- Goldman: Fed to add liquidity tomorrow
- US housing starts fall 4.8% in May after revised 5.4 rise in April
- Eurogroup’s Juncker: Greek bailout extension could be discussed
- Monti: Euro heads o make crisis decisions in next 10 days
- Hollande: Interest rates in Spain and Italy “unacceptable”; Euro zone will not rely on outside help
- Greek coalition taking shape; talks resume Wednesday
- European Parliament passes amendment to scrap use of credit ratings
- BOE to auction GBP 5 bln in Extended Collateral Term Repo tomorrow
- Cyrus being pressed to accept EUR 10 bln aid program: Bloomberg
- Euro races to 1.2730 highs on UK press reports of ESM-EFSF sovereign bond buying program approval by Merkel
- EUR/USD slumps back to 1.2685 on denial of press reports by UK press
- LCH raises margins on Spanish bonds
- Spanish bank audit results to be released July 31
- Canadian PM Harper: G20 has deep consensus on steps needed in Europe
- Moody’s to cut Spanish banks ratings next week
- US 10-yr yield rises to 1.62%; WTI up 0.84 to $84.14
- S&P rises 1% to 1358
Hope springs eternal. Or at least for most of the US session. EUR/USD rose to a high of 1.2730 this afternoon, rallying for roughly six straight hours. QE3, high odds of a Greek coalition coming together and talk of Germany giving the go ahead to using the firepower of the firewalls to buy Spanish and Italian debt rounded out the bullish drivers of the day’s trade.
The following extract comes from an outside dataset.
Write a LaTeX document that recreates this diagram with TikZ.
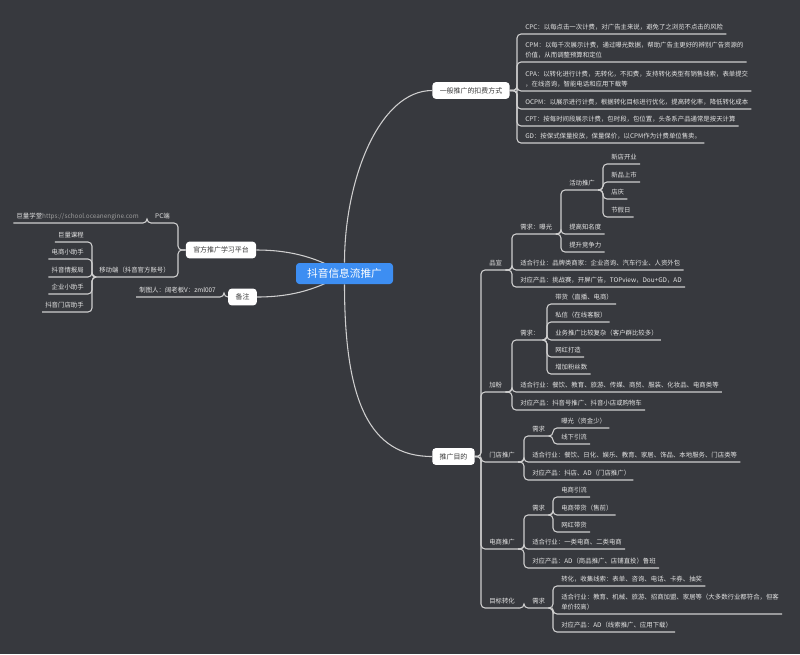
\documentclass[tikz,border=0pt]{standalone}
\usepackage{fontspec}
\setmainfont{Noto Sans CJK SC}
\usetikzlibrary{positioning}

\definecolor{canvasgray}{HTML}{37393E}
\definecolor{linkgray}{HTML}{CFCFCF}
\definecolor{leaftext}{HTML}{E4E4E4}
\definecolor{urlgray}{HTML}{9C9C9C}
\definecolor{boxtext}{HTML}{3A3A3A}
\definecolor{rootblue}{HTML}{3D8EF2}

\pgfdeclarelayer{canvas}
\pgfdeclarelayer{links}
\pgfsetlayers{canvas,links,main}

% elbow from a parent to a child, then along the child's underline
\newcommand{\twig}[2]{\draw[link] (#1) -| ([xshift=-3.75pt]#2.south west) -- (#2.south east);}
\newcommand{\twigl}[2]{\draw[link] (#1) -| ([xshift=3.75pt]#2.south east) -- (#2.south west);}

\begin{document}
\begin{tikzpicture}[
  x=0.75pt, y=-0.75pt,
  root/.style={
    fill=rootblue, text=white, rounded corners=2.5pt,
    minimum width=72.75pt, minimum height=15.75pt,
    font=\fontsize{8pt}{9.6pt}\selectfont
  },
  topic/.style={
    fill=white, text=boxtext, rounded corners=2.5pt,
    inner xsep=5.5pt, minimum height=12.5pt,
    font=\fontsize{5.2pt}{6.2pt}\selectfont
  },
  leaf/.style={
    anchor=south west, text=leaftext, align=left,
    inner xsep=2.25pt, inner ysep=2.4pt, text depth=0.6pt,
    font=\fontsize{4.8pt}{7.9pt}\selectfont
  },
  leafl/.style={leaf, anchor=south east},
  link/.style={draw=linkgray, line width=0.8pt, rounded corners=3pt},
  spoke/.style={draw=linkgray, line width=0.8pt},
]

\begin{pgfonlayer}{canvas}
  \fill[canvasgray] (0,0) rectangle (800,654);
\end{pgfonlayer}
\useasboundingbox (0,0) rectangle (800,654);

\node[root] (root) at (344.5,273.5) {抖音信息流推广};

\node[topic] (fee)   at (471,90.5)   {一般推广的扣费方式};
\node[topic] (goal)  at (453.5,456.5) {推广目的};
\node[topic] (learn) at (221,250)    {官方推广学习平台};
\node[topic] (memo)  at (242.5,297)  {备注};

% charging methods
\node[leaf] (cpc)  at (522,34)  {CPC：以每点击一次计费，对广告主来说，避免了之浏览不点击的风险};
\node[leaf] (cpm)  at (522,62)  {CPM：以每千次展示计费，通过曝光数据，帮助广告主更好的辨别广告资源的\\价值，从而调整预算和定位};
\node[leaf] (cpa)  at (522,91)  {CPA：以转化进行计费，无转化，不扣费，支持转化类型有销售线索，表单提交\\，在线咨询，智能电话和应用下载等};
\node[leaf] (ocpm) at (522,109) {OCPM：以展示进行计费，根据转化目标进行优化，提高转化率，降低转化成本};
\node[leaf] (cpt)  at (522,126) {CPT：按每时间段展示计费，包时段，包位置，头条系产品通常是按天计算};
\node[leaf] (gd)   at (522,143) {GD：按保式保量投放，保量保价，以CPM作为计费单位售卖。};

% goals
\node[leaf] (brand) at (486,270) {品宣};
\node[leaf] (fans)  at (486,392) {加粉};
\node[leaf] (store) at (486,462) {门店推广};
\node[leaf] (ecom)  at (486,549) {电商推广};
\node[leaf] (conv)  at (486,608) {目标转化};

\node[leaf] (brandneed) at (517,234) {需求：曝光};
\node[leaf] (brandind)  at (517,270) {适合行业：品牌类商家：企业咨询、汽车行业、人资外包};
\node[leaf] (brandprod) at (517,287) {对应产品：挑战赛，开屏广告，TOPview，Dou+GD，AD};
\node[leaf] (event)   at (566,190) {活动推广};
\node[leaf] (fame)    at (566,234) {提高知名度};
\node[leaf] (compete) at (566,252) {提升竞争力};
\node[leaf] (shopopen) at (608,164) {新店开业};
\node[leaf] (newitem)  at (608,182) {新品上市};
\node[leaf] (anniv)    at (608,199) {店庆};
\node[leaf] (holiday)  at (608,217) {节假日};

\node[leaf] (fansneed) at (517,340) {需求：};
\node[leaf] (fansind)  at (517,392) {适合行业：餐饮、教育、旅游、传媒、商贸、服装、化妆品、电商类等};
\node[leaf] (fansprod) at (517,410) {对应产品：抖音号推广、抖音小店或购物车};
\node[leaf] (sell)     at (552,304) {带货（直播、电商）};
\node[leaf] (dm)       at (552,322) {私信（在线客服）};
\node[leaf] (complex)  at (552,340) {业务推广比较复杂（客户群比较多）};
\node[leaf] (kol)      at (552,357) {网红打造};
\node[leaf] (morefans) at (552,374) {增加粉丝数};

\node[leaf] (storeneed) at (529,436) {需求};
\node[leaf] (storeind)  at (529,462) {适合行业：餐饮、日化、娱乐、教育、家居、饰品、本地服务、门店类等};
\node[leaf] (storeprod) at (529,480) {对应产品：抖店、AD（门店推广）};
\node[leaf] (expo)    at (558,428) {曝光（资金少）};
\node[leaf] (offline) at (558,444) {线下引流};

\node[leaf] (ecomneed) at (529,515) {需求};
\node[leaf] (ecomind)  at (529,549) {适合行业：一类电商、二类电商};
\node[leaf] (ecomprod) at (529,568) {对应产品：AD（商品推广、店铺直投）鲁班};
\node[leaf] (traffic) at (558,497) {电商引流};
\node[leaf] (presale) at (558,515) {电商带货（售前）};
\node[leaf] (kolsell) at (558,532) {网红带货};

\node[leaf] (convneed) at (529,608) {需求};
\node[leaf] (lead)     at (558,586) {转化，收集线索：表单、咨询、电话、卡券、抽奖};
\node[leaf] (convind)  at (558,614) {适合行业：教育、机械、旅游、招商加盟、家居等（大多数行业都符合，但客\\单价较高）};
\node[leaf] (convprod) at (558,632) {对应产品：AD（线索推广、应用下载）};

% learning platforms
\node[leafl] (pc)     at (173,223) {PC端};
\node[leafl] (school) at (142,223) {巨量学堂\textcolor{urlgray}{https://school.oceanengine.com}};
\node[leafl] (mobile) at (173,277) {移动端（抖音官方账号）};
\node[leafl] (course)    at (87,242) {巨量课程};
\node[leafl] (ecomhelp)  at (87,259) {电商小助手};
\node[leafl] (intel)     at (87,277) {抖音情报局};
\node[leafl] (bizhelp)   at (87,294) {企业小助手};
\node[leafl] (storehelp) at (87,312) {抖音门店助手};

\node[leafl] (maker) at (219,297) {制图人：阔老板V：zml007};

\begin{pgfonlayer}{links}
  \draw[spoke] (root.north) .. controls +(0,-83) and +(-53,0) .. (fee.west);
  \draw[spoke] (root.south) .. controls +(0,116) and +(-63,0) .. (goal.west);
  \draw[spoke] (learn.east) .. controls +(45,0) and +(-18,-10) .. (root.center);
  \draw[spoke] (memo.east) .. controls +(45,0) and +(-18,10) .. (root.center);

  \foreach \c in {cpc,cpm,cpa,ocpm,cpt,gd} \twig{fee.east}{\c};
  \foreach \c in {brand,fans,store,ecom,conv} \twig{goal.east}{\c};
  \foreach \c in {brandneed,brandind,brandprod} \twig{brand.south east}{\c};
  \foreach \c in {event,fame,compete} \twig{brandneed.south east}{\c};
  \foreach \c in {shopopen,newitem,anniv,holiday} \twig{event.south east}{\c};
  \foreach \c in {fansneed,fansind,fansprod} \twig{fans.south east}{\c};
  \foreach \c in {sell,dm,complex,kol,morefans} \twig{fansneed.south east}{\c};
  \foreach \c in {storeneed,storeind,storeprod} \twig{store.south east}{\c};
  \foreach \c in {expo,offline} \twig{storeneed.south east}{\c};
  \foreach \c in {ecomneed,ecomind,ecomprod} \twig{ecom.south east}{\c};
  \foreach \c in {traffic,presale,kolsell} \twig{ecomneed.south east}{\c};
  \twig{conv.south east}{convneed}
  \foreach \c in {lead,convind,convprod} \twig{convneed.south east}{\c};

  \foreach \c in {pc,mobile} \twigl{learn.west}{\c};
  \twigl{pc.south west}{school}
  \foreach \c in {course,ecomhelp,intel,bizhelp,storehelp} \twigl{mobile.south west}{\c};
  \twigl{memo.west}{maker}
\end{pgfonlayer}

\end{tikzpicture}
\end{document}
Buying of upside options protection in EUR/USD was noted in size today as was short-covering as we bounced out of the 10-day moving average early in the day.
Tonight we have comments from the BOJ governor to look forward to while we gear up for a new Greek government and a potential easing move from Gentle Ben Bernanke around midday in New York.